STATED PROBLEM:
Return the lines that follow, exactly as they appear, from the first through the one containing "(1165,240) -- (1165,595);"; no pictures are to be included.

DATA BLOCK:
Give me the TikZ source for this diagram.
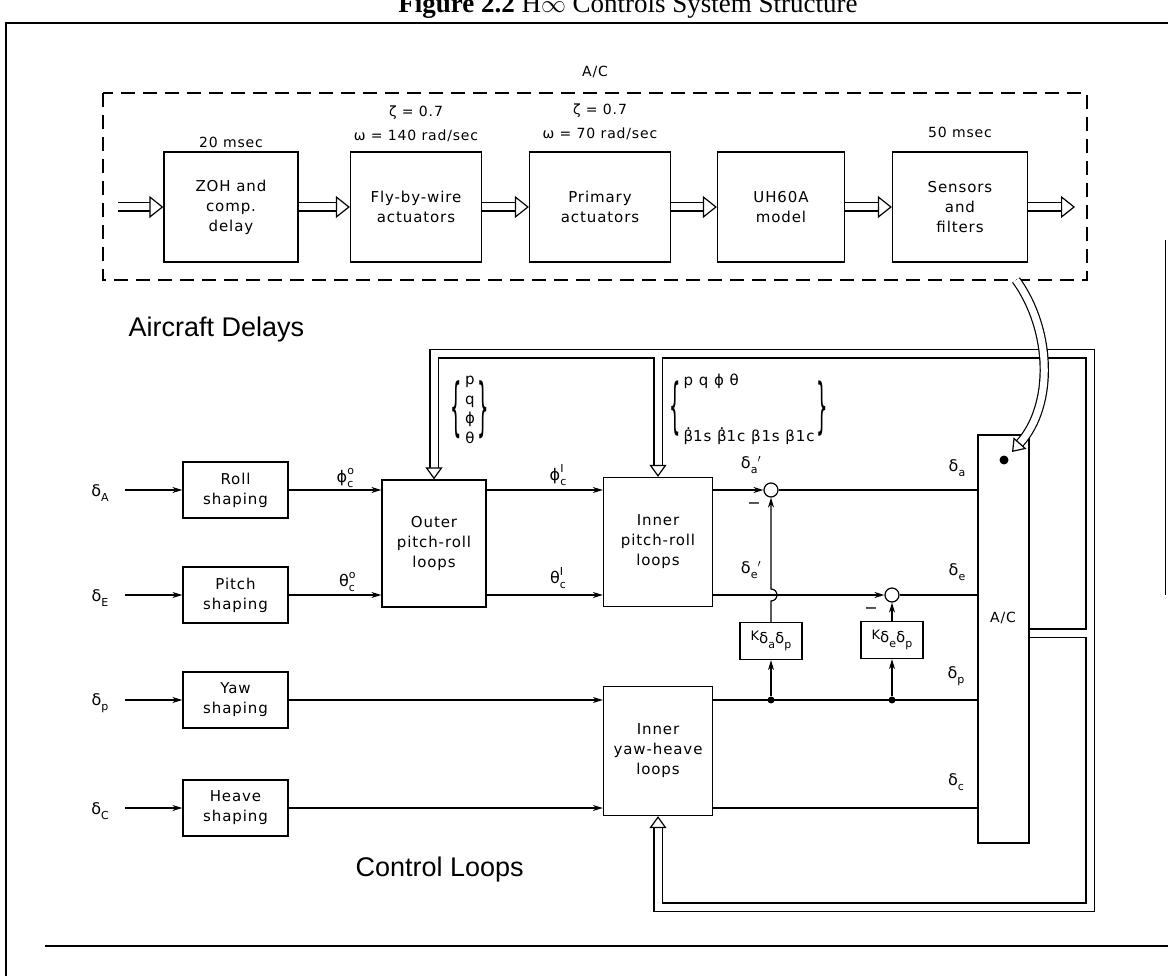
\documentclass[tikz,border=0pt]{standalone}
\usepackage{graphicx}
\usepackage{fontspec}
\setmainfont{DejaVu Sans}[LetterSpace=6]
\newfontfamily\bigfont{Liberation Sans}
\newfontfamily\titlefont{Liberation Serif}
\usetikzlibrary{arrows.meta,calc}
\tikzset{
  blk/.style={rectangle,draw,line width=1.3pt,align=center,inner sep=2pt,font=\fontsize{15}{20}\selectfont},
  topblk/.style={blk,minimum height=110pt},
  shblk/.style={blk,minimum width=105pt,minimum height=56pt},
  lpblk/.style={blk,minimum width=109pt,minimum height=129pt},
  kblk/.style={blk,minimum width=62pt,minimum height=37pt,inner sep=1pt},
  sig/.style={-{Stealth[length=10pt,width=6pt]},line width=1.2pt},
  wire/.style={line width=1.2pt},
  pipe/.style={double,double distance=7pt,line width=1.2pt},
  pipearr/.style={pipe,-{Triangle[open,fill=white,length=14pt,width=22pt]}},
  fbarr/.style={pipe,-{Triangle[open,fill=white,length=12pt,width=17pt]}},
  sumj/.style={circle,draw,line width=1.2pt,minimum size=14pt,inner sep=0pt},
  jdot/.style={circle,fill,inner sep=0pt,minimum size=7pt},
  lbl/.style={inner sep=1pt,font=\fontsize{16}{18}\selectfont},
  note/.style={inner sep=1pt,font=\fontsize{14}{16}\selectfont},
  big/.style={anchor=base west,font=\bigfont\fontsize{27}{30}\selectfont}
}
\newcommand{\bdot}{\ooalign{β\cr\hidewidth\raisebox{0.8em}{.}\hidewidth\cr}}
\newcommand{\sbs}[1]{\raisebox{-0.3em}{\fontsize{11}{11}\selectfont #1}}
\newcommand{\supsbs}[2]{\rlap{\raisebox{0.5em}{\fontsize{11}{11}\selectfont #1}}\raisebox{-0.3em}{\fontsize{11}{11}\selectfont #2}}
\newcommand{\tallbr}[2]{$\vcenter{\hbox{\scalebox{1.2}[#2]{#1}}}$}
\begin{document}
\begin{tikzpicture}[x=1pt,y=-1pt]
\useasboundingbox (0,0) rectangle (1168,976);
% frame and title
\node[anchor=base,font=\titlefont\fontsize{27}{27}\selectfont] (title) at (628,13)
  {\textbf{Figure 2.2} H$\infty$ Controls System Structure};
\draw[line width=2pt] (6,976) -- (6,23) -- (1168,23);
\draw[line width=2pt] (45,946) -- (1168,946);
\draw[line width=1pt] (1165,240) -- (1165,595);

% aircraft delays
\node[note] (aclbl) at (595,72) {A/C};
\draw[line width=1.3pt,dash pattern=on 14pt off 8pt] (103,93) rectangle (1087,280);
\node[topblk,minimum width=134pt] (zoh) at (231,207) {ZOH and\\comp.\\delay};
\node[topblk,minimum width=131pt] (fbw) at (416,207) {Fly-by-wire\\actuators};
\node[topblk,minimum width=141pt] (prim) at (600,207) {Primary\\actuators};
\node[topblk,minimum width=127pt] (uh) at (781,207) {UH60A\\model};
\node[topblk,minimum width=135pt] (sens) at (960,207) {Sensors\\and\\filters};
\node[note] (t20) at (231,142) {20 msec};
\node[note] (z1) at (416,113) {ζ = 0.7};
\node[note] (w1) at (416,136) {ω = 140 rad/sec};
\node[note] (z2) at (600,111) {ζ = 0.7};
\node[note] (w2) at (600,134) {ω = 70 rad/sec};
\node[note] (t50) at (960,132) {50 msec};
\coordinate (acin) at (118,207);
\coordinate (acout) at (1075,207);
\draw[pipearr] (acin) -- (zoh);
\draw[pipearr] (zoh) -- (fbw);
\draw[pipearr] (fbw) -- (prim);
\draw[pipearr] (prim) -- (uh);
\draw[pipearr] (uh) -- (sens);
\draw[pipearr] (sens) -- (acout);
\node[big] (delays) at (125,337) {Aircraft Delays};

% control loops
\node[shblk] (roll) at (235.5,490) {Roll\\shaping};
\node[shblk] (pitch) at (235.5,595) {Pitch\\shaping};
\node[shblk] (yaw) at (235.5,700) {Yaw\\shaping};
\node[shblk] (heave) at (235.5,808) {Heave\\shaping};
\node[blk,minimum width=104pt,minimum height=127pt] (outer) at (434,543.5) {Outer\\pitch-roll\\loops};
\node[lpblk] (inner) at (658,542) {Inner\\pitch-roll\\loops};
\node[lpblk] (yh) at (658,751) {Inner\\yaw-heave\\loops};
\node[blk,minimum width=51pt,minimum height=408pt] (ac) at (1003.5,639) {};
\node[note] (acname) at (1003,618) {A/C};
\node[jdot,minimum size=9pt] (acdot) at (1004,460) {};
\node[sumj] (s1) at (771,490) {};
\node[sumj] (s2) at (892,595) {};
\node[kblk] (k1) at (771,641) {\raisebox{3pt}{\fontsize{13}{13}\selectfont K}δ\sbs{a}δ\sbs{p}};
\node[kblk] (k2) at (892,640) {\raisebox{3pt}{\fontsize{13}{13}\selectfont K}δ\sbs{e}δ\sbs{p}};
\node[jdot] (j1) at (s1 |- yaw) {};
\node[jdot] (j2) at (s2 |- yaw) {};
\node[big] (loops) at (352,876) {Control Loops};

\node[lbl] (dA) at (100,493) {δ\sbs{A}};
\node[lbl] (dE) at (100,598) {δ\sbs{E}};
\node[lbl] (dP) at (100,703) {δ\sbs{p}};
\node[lbl] (dC) at (100,811) {δ\sbs{C}};
\coordinate (inA) at (125,490);
\coordinate (inE) at (125,595);
\coordinate (inP) at (125,700);
\coordinate (inC) at (125,808);
\draw[sig] (inA) -- (roll);
\draw[sig] (inE) -- (pitch);
\draw[sig] (inP) -- (yaw);
\draw[sig] (inC) -- (heave);

\draw[sig] (roll) -- (roll -| outer.west);
\draw[sig] (pitch) -- (pitch -| outer.west);
\draw[sig] (outer.east |- roll) -- (inner.west |- roll);
\draw[sig] (outer.east |- pitch) -- (inner.west |- pitch);
\draw[sig] (yaw) -- (yaw -| yh.west);
\draw[sig] (heave) -- (heave -| yh.west);
\node[lbl] (phio) at (345,478) {ϕ\supsbs{o}{c}};
\node[lbl] (tho) at (347,582) {θ\supsbs{o}{c}};
\node[lbl] (phii) at (558,475) {ϕ\supsbs{I}{c}};
\node[lbl] (thi) at (558,578) {θ\supsbs{I}{c}};

\draw[sig] (inner.east |- s1) -- (s1);
\draw[sig] (inner.east |- s2) -- (s2);
\draw[wire] (s1) -- (s1 -| ac.west);
\draw[wire] (s2) -- (s2 -| ac.west);
\draw[wire] (yh.east |- yaw) -- (yaw -| ac.west);
\draw[wire] (yh.east |- heave) -- (heave -| ac.west);
\draw[sig] (j1) -- (k1);
\draw[sig] (j2) -- (k2);
\draw[sig] (k2) -- (s2);
\draw[sig] (k1.north) -- ($(k1.north |- s2)+(0,6)$) arc[start angle=-90,end angle=90,radius=6pt] -- (s1);
\node[lbl] (da1) at (751,465) {δ\sbs{a}$'$};
\node[lbl] (de1) at (751,570) {δ\sbs{e}$'$};
\node[lbl] (m1) at (754,506) {−};
\node[lbl] (m2) at (871,611) {−};
\node[lbl] (da) at (957,468) {δ\sbs{a}};
\node[lbl] (de) at (957,572) {δ\sbs{e}};
\node[lbl] (dp) at (956,676) {δ\sbs{p}};
\node[lbl] (dc) at (956,782) {δ\sbs{c}};

% feedback
\node[lbl,font=\fontsize{15}{20}\selectfont] (fb1) at (470,410)
  {\tallbr{\{}{4.2}\hspace{3pt}\begin{tabular}{@{}c@{}}p\\q\\ϕ\\θ\end{tabular}\hspace{3pt}\tallbr{\}}{4.2}};
\node[lbl,anchor=west,font=\fontsize{15}{20}\selectfont] (fb2) at (668,409)
  {\tallbr{\{}{4.0}\hspace{3pt}\begin{tabular}{@{}l@{}}p q ϕ θ\\[36pt]\bdot1s \bdot1c β1s β1c\end{tabular}\hspace{2pt}\tallbr{\}}{4.0}};
\coordinate (sensfb) at (1016,280);
\draw[fbarr] (1090,633) |- (434,354) -- (outer.north);
\draw[fbarr] (1090,633) |- (658,907) -- (yh.south);
\draw[fbarr] (658,357.5) -- (inner.north);
\draw[pipe] (ac.east |- 0,633) -- (1086.5,633);
\draw[fbarr] (sensfb) .. controls (1052,330) and (1054,405) .. (1012,452);
\end{tikzpicture}
\end{document}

EXPECTED OUTPUT:
Give me the TikZ source for this diagram.
\documentclass[tikz,border=0pt]{standalone}
\usepackage{graphicx}
\usepackage{fontspec}
\setmainfont{DejaVu Sans}[LetterSpace=6]
\newfontfamily\bigfont{Liberation Sans}
\newfontfamily\titlefont{Liberation Serif}
\usetikzlibrary{arrows.meta,calc}
\tikzset{
  blk/.style={rectangle,draw,line width=1.3pt,align=center,inner sep=2pt,font=\fontsize{15}{20}\selectfont},
  topblk/.style={blk,minimum height=110pt},
  shblk/.style={blk,minimum width=105pt,minimum height=56pt},
  lpblk/.style={blk,minimum width=109pt,minimum height=129pt},
  kblk/.style={blk,minimum width=62pt,minimum height=37pt,inner sep=1pt},
  sig/.style={-{Stealth[length=10pt,width=6pt]},line width=1.2pt},
  wire/.style={line width=1.2pt},
  pipe/.style={double,double distance=7pt,line width=1.2pt},
  pipearr/.style={pipe,-{Triangle[open,fill=white,length=14pt,width=22pt]}},
  fbarr/.style={pipe,-{Triangle[open,fill=white,length=12pt,width=17pt]}},
  sumj/.style={circle,draw,line width=1.2pt,minimum size=14pt,inner sep=0pt},
  jdot/.style={circle,fill,inner sep=0pt,minimum size=7pt},
  lbl/.style={inner sep=1pt,font=\fontsize{16}{18}\selectfont},
  note/.style={inner sep=1pt,font=\fontsize{14}{16}\selectfont},
  big/.style={anchor=base west,font=\bigfont\fontsize{27}{30}\selectfont}
}
\newcommand{\bdot}{\ooalign{β\cr\hidewidth\raisebox{0.8em}{.}\hidewidth\cr}}
\newcommand{\sbs}[1]{\raisebox{-0.3em}{\fontsize{11}{11}\selectfont #1}}
\newcommand{\supsbs}[2]{\rlap{\raisebox{0.5em}{\fontsize{11}{11}\selectfont #1}}\raisebox{-0.3em}{\fontsize{11}{11}\selectfont #2}}
\newcommand{\tallbr}[2]{$\vcenter{\hbox{\scalebox{1.2}[#2]{#1}}}$}
\begin{document}
\begin{tikzpicture}[x=1pt,y=-1pt]
\useasboundingbox (0,0) rectangle (1168,976);
% frame and title
\node[anchor=base,font=\titlefont\fontsize{27}{27}\selectfont] (title) at (628,13)
  {\textbf{Figure 2.2} H$\infty$ Controls System Structure};
\draw[line width=2pt] (6,976) -- (6,23) -- (1168,23);
\draw[line width=2pt] (45,946) -- (1168,946);
\draw[line width=1pt] (1165,240) -- (1165,595);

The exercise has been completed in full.